### Exercise details
Check each line of the records below for the word "with" and copy those where it appears.

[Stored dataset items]
* * * * * * *

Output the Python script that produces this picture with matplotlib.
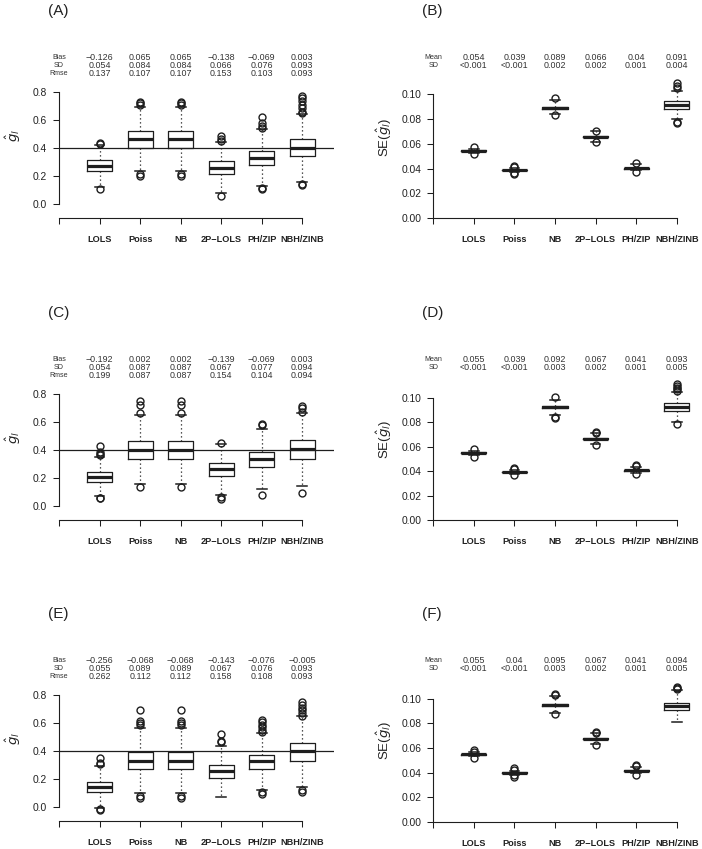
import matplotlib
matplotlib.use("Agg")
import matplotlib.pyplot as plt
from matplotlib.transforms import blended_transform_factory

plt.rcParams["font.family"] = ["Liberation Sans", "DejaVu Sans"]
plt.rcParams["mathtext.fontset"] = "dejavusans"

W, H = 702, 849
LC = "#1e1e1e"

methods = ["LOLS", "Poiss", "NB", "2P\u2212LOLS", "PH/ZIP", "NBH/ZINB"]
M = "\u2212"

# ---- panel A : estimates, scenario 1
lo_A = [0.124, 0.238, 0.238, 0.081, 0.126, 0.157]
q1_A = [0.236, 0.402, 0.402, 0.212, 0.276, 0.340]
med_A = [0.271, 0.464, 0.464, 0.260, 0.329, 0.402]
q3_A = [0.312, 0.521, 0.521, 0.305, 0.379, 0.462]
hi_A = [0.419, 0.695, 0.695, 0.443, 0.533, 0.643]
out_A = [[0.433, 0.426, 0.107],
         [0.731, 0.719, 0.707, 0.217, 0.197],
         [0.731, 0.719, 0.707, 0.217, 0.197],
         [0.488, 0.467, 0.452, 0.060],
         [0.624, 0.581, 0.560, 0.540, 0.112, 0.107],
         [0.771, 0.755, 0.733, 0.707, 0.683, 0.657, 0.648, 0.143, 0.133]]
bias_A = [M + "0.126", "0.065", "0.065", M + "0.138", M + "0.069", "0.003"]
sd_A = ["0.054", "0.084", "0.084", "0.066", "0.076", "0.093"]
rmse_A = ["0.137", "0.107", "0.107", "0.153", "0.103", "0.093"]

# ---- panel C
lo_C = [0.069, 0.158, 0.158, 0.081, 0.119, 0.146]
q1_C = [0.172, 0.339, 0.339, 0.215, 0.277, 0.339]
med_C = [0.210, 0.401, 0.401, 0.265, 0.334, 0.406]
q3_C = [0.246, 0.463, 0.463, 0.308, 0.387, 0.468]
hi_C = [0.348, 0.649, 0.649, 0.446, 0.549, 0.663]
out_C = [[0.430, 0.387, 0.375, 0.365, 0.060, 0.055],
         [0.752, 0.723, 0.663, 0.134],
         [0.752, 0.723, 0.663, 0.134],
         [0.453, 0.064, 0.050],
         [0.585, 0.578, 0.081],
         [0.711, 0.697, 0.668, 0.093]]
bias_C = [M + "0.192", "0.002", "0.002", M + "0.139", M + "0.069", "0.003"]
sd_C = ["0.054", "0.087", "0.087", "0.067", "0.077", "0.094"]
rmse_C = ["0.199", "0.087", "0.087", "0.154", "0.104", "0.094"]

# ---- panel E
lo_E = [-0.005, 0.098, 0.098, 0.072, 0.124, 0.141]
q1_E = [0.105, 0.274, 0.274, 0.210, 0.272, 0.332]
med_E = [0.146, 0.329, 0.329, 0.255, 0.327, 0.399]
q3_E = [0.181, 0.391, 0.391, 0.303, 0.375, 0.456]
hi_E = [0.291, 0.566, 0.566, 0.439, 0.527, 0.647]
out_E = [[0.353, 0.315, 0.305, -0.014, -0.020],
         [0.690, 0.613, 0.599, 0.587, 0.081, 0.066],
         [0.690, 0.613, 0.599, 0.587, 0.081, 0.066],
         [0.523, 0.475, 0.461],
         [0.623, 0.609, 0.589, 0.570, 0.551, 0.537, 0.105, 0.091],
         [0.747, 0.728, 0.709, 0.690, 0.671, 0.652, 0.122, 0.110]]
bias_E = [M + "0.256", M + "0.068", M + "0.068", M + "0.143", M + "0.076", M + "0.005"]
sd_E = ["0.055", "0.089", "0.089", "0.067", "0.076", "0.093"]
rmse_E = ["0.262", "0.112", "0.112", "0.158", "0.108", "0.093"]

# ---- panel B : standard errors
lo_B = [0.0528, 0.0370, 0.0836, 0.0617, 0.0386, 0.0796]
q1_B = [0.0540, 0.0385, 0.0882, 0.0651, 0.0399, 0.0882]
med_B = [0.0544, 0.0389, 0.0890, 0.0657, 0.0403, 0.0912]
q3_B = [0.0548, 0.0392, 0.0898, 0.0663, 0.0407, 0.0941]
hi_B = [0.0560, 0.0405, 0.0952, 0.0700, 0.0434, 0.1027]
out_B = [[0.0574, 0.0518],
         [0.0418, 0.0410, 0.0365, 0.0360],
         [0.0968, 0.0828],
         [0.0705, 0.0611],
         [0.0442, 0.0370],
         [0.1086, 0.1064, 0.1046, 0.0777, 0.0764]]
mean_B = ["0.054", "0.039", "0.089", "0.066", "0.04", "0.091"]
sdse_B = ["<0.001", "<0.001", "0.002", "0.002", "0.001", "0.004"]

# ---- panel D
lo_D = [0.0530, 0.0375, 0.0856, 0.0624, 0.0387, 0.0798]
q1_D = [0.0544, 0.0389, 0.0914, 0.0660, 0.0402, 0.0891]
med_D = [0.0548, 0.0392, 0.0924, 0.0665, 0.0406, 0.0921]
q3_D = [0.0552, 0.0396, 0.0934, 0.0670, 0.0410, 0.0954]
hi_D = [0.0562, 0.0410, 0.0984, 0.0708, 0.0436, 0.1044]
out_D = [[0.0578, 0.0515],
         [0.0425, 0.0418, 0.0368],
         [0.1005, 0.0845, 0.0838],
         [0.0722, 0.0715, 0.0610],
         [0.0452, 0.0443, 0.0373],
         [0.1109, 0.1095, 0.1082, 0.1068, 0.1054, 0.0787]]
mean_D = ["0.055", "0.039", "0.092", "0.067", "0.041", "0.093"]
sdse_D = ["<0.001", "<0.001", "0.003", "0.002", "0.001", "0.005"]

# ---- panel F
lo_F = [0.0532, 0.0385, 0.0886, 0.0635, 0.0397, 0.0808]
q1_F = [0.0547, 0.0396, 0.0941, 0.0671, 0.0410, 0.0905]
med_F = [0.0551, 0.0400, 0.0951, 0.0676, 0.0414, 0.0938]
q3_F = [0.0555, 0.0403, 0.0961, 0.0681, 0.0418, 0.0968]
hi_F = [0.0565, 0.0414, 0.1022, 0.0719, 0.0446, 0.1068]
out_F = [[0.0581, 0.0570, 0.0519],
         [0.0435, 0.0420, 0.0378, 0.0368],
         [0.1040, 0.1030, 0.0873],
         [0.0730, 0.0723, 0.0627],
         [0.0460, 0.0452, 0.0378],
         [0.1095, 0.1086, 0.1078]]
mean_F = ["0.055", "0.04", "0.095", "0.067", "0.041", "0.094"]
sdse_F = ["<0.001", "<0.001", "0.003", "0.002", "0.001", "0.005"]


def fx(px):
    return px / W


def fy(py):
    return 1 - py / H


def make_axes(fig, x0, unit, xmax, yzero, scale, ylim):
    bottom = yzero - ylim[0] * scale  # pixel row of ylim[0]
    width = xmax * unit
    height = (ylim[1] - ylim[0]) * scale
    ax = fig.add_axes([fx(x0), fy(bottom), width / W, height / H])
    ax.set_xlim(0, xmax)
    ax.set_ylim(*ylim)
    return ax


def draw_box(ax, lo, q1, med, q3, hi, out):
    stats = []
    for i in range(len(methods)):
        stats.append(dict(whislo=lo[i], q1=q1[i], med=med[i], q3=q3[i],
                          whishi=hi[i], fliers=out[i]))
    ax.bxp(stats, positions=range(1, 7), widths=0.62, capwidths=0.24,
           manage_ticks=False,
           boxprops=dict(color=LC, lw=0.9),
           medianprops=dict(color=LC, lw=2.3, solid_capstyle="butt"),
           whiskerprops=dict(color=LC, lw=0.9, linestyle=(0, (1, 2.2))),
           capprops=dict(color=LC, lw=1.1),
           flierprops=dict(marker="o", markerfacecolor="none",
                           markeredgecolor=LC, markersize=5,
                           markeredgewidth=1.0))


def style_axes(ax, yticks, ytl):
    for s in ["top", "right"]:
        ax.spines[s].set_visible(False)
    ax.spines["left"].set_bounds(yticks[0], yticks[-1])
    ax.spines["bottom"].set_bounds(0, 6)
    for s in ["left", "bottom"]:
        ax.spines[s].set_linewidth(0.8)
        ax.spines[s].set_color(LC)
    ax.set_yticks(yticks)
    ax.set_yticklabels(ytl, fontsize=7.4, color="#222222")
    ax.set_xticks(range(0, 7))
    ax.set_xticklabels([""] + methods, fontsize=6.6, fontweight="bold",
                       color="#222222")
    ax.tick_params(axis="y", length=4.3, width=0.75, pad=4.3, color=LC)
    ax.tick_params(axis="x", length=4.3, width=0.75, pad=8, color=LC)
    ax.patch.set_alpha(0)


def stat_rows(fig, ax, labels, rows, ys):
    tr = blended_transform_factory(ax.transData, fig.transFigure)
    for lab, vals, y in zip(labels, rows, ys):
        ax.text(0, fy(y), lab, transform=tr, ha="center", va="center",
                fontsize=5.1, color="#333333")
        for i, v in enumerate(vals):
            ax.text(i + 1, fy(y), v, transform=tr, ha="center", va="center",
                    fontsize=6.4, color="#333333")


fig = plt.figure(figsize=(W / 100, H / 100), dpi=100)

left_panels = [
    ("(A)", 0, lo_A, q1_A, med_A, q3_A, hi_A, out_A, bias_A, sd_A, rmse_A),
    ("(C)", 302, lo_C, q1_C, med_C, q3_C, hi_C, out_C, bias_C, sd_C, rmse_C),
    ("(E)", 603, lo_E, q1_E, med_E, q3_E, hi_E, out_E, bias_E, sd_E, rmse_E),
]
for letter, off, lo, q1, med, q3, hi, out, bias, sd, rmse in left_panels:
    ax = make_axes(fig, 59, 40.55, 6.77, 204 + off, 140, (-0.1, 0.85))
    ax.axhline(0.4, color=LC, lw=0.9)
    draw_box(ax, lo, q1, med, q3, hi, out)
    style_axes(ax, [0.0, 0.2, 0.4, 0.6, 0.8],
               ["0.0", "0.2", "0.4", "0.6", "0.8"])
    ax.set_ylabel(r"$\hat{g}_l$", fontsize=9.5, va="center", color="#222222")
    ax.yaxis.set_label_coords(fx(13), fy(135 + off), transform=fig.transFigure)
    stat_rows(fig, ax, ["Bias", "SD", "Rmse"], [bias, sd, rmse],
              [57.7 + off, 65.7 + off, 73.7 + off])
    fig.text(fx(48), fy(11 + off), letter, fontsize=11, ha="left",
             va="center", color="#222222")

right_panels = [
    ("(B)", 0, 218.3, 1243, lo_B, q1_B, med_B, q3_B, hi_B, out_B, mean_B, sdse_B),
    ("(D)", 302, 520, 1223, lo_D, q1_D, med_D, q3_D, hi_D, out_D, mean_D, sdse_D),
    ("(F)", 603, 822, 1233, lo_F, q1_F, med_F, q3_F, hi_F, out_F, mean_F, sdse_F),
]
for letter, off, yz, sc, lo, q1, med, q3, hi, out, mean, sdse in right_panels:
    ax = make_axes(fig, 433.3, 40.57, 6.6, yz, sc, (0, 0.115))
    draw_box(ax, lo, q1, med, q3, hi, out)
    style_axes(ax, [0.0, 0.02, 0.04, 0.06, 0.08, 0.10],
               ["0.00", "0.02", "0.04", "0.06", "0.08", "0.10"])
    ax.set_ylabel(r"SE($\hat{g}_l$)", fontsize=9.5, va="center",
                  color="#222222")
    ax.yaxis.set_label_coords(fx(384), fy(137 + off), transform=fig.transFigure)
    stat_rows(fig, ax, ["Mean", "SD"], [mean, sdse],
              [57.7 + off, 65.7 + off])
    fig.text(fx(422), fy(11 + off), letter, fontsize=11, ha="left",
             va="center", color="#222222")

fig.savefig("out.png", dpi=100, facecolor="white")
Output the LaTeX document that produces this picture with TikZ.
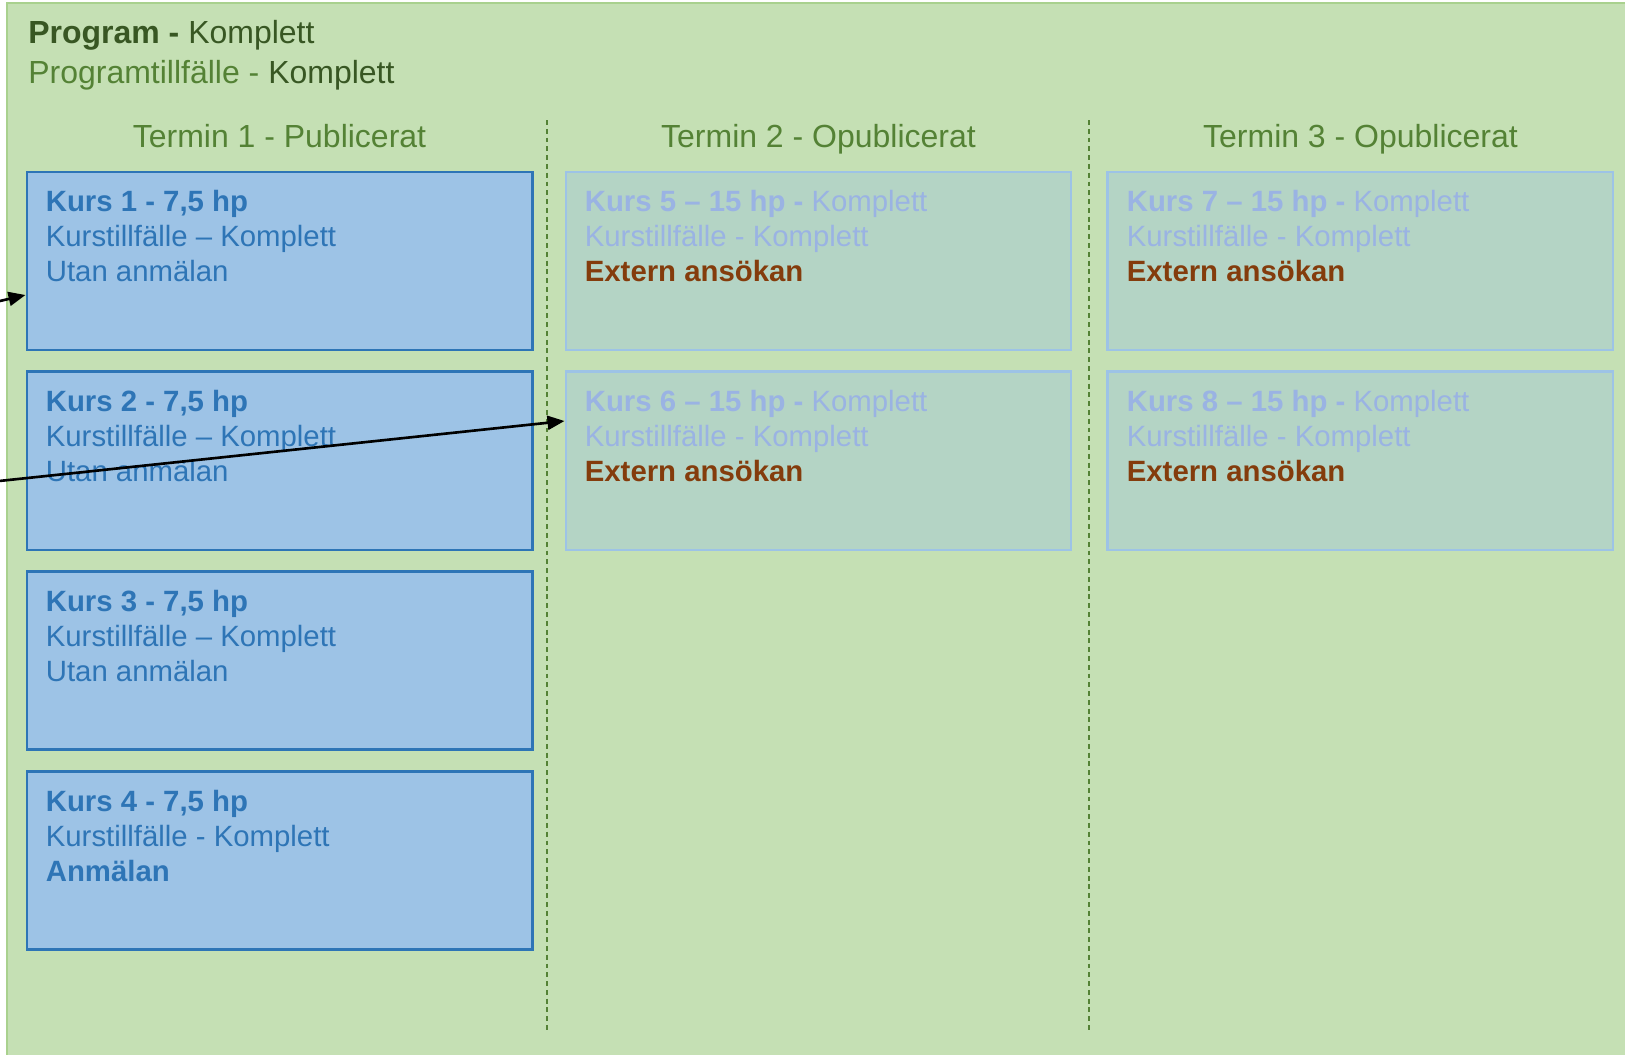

* * * * * * *

### Response
Output the Python script that produces this picture with matplotlib.
Output the LaTeX document that produces this picture with TikZ.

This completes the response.